# Information shown
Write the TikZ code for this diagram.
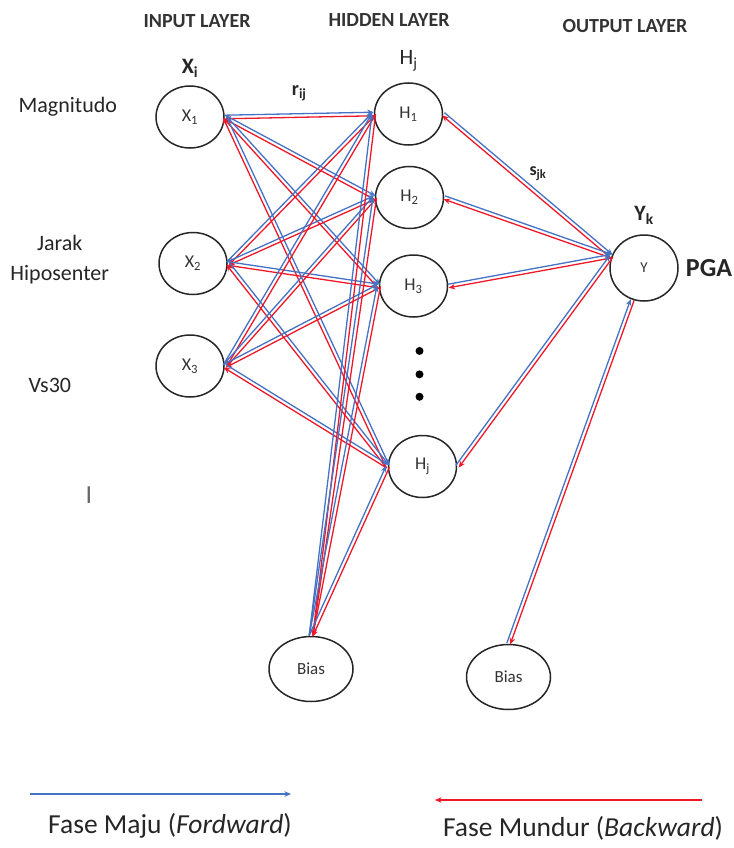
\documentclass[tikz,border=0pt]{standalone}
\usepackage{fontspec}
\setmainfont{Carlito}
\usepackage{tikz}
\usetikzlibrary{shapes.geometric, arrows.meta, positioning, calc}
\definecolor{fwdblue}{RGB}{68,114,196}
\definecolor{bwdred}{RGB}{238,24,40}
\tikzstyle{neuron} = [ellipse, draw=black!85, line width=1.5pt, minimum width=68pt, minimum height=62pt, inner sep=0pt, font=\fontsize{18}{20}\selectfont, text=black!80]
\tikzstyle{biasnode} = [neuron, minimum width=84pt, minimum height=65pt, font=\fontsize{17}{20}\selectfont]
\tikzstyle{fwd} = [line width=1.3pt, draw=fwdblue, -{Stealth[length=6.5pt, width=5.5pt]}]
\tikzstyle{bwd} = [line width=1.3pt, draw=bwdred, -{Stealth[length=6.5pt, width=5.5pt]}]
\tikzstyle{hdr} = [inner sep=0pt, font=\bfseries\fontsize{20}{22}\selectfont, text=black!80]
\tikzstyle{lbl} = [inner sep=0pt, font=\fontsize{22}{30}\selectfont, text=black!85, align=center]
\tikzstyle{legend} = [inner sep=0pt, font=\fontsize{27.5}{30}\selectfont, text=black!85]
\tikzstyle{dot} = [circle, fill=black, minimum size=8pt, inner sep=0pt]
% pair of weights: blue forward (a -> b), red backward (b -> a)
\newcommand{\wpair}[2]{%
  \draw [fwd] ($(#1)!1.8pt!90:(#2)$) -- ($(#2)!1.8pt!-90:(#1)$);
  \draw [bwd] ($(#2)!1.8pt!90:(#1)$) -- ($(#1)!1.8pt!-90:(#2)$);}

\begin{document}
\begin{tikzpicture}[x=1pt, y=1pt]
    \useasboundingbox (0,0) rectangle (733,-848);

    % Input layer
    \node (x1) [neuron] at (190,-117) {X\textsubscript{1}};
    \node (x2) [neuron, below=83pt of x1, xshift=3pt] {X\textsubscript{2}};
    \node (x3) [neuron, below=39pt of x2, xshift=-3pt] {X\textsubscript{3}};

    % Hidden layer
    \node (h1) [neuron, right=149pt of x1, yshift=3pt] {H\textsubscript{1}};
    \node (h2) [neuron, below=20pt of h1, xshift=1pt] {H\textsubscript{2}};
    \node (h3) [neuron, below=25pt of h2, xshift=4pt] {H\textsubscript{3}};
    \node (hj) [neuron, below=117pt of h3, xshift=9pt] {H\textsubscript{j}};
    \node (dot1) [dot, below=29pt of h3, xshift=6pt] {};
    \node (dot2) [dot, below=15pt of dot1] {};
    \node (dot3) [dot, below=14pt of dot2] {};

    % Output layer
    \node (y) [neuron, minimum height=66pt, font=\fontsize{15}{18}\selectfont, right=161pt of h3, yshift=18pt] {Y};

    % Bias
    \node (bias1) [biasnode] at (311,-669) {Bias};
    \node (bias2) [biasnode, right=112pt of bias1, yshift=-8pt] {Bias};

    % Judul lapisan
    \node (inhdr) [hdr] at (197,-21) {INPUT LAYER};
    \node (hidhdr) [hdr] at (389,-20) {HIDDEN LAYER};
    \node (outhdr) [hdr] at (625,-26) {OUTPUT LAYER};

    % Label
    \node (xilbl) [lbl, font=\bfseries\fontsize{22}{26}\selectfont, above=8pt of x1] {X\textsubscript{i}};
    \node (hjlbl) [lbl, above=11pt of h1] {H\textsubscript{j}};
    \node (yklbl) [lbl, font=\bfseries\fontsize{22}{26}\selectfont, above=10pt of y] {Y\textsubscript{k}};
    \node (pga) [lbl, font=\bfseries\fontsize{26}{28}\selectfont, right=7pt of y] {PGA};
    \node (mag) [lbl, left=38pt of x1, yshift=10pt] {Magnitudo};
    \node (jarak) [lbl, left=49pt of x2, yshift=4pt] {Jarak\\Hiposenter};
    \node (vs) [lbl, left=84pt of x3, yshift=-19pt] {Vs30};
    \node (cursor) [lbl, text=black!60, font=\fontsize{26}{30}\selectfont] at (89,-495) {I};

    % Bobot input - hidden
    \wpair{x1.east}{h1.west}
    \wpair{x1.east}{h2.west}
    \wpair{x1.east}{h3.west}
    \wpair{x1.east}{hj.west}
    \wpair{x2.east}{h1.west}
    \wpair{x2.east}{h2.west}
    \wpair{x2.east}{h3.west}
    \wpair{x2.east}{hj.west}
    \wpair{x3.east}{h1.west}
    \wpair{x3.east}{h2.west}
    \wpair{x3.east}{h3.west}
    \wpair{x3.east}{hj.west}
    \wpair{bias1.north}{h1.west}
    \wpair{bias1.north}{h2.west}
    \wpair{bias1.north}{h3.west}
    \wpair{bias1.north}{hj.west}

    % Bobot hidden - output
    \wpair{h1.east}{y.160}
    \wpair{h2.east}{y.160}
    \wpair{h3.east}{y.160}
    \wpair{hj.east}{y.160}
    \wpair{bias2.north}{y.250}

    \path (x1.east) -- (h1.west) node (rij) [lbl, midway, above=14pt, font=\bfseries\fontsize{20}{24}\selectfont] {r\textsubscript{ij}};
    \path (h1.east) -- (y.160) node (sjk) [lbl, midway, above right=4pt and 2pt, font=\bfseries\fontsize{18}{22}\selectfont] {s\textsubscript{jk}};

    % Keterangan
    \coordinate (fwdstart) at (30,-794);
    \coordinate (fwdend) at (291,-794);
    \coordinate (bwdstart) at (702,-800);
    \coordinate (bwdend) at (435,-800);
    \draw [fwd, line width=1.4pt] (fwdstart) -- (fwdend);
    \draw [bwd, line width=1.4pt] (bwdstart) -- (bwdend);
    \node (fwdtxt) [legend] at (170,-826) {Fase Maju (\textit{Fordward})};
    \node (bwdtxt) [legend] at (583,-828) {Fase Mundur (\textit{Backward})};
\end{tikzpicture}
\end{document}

# Objective
With all pictures left out, please transcribe exactly the lines from the start of the material through the line with "(0,0) rectangle (733,-848);".

# Exercise solution
Write the TikZ code for this diagram.
\documentclass[tikz,border=0pt]{standalone}
\usepackage{fontspec}
\setmainfont{Carlito}
\usepackage{tikz}
\usetikzlibrary{shapes.geometric, arrows.meta, positioning, calc}
\definecolor{fwdblue}{RGB}{68,114,196}
\definecolor{bwdred}{RGB}{238,24,40}
\tikzstyle{neuron} = [ellipse, draw=black!85, line width=1.5pt, minimum width=68pt, minimum height=62pt, inner sep=0pt, font=\fontsize{18}{20}\selectfont, text=black!80]
\tikzstyle{biasnode} = [neuron, minimum width=84pt, minimum height=65pt, font=\fontsize{17}{20}\selectfont]
\tikzstyle{fwd} = [line width=1.3pt, draw=fwdblue, -{Stealth[length=6.5pt, width=5.5pt]}]
\tikzstyle{bwd} = [line width=1.3pt, draw=bwdred, -{Stealth[length=6.5pt, width=5.5pt]}]
\tikzstyle{hdr} = [inner sep=0pt, font=\bfseries\fontsize{20}{22}\selectfont, text=black!80]
\tikzstyle{lbl} = [inner sep=0pt, font=\fontsize{22}{30}\selectfont, text=black!85, align=center]
\tikzstyle{legend} = [inner sep=0pt, font=\fontsize{27.5}{30}\selectfont, text=black!85]
\tikzstyle{dot} = [circle, fill=black, minimum size=8pt, inner sep=0pt]
% pair of weights: blue forward (a -> b), red backward (b -> a)
\newcommand{\wpair}[2]{%
  \draw [fwd] ($(#1)!1.8pt!90:(#2)$) -- ($(#2)!1.8pt!-90:(#1)$);
  \draw [bwd] ($(#2)!1.8pt!90:(#1)$) -- ($(#1)!1.8pt!-90:(#2)$);}

\begin{document}
\begin{tikzpicture}[x=1pt, y=1pt]
    \useasboundingbox (0,0) rectangle (733,-848);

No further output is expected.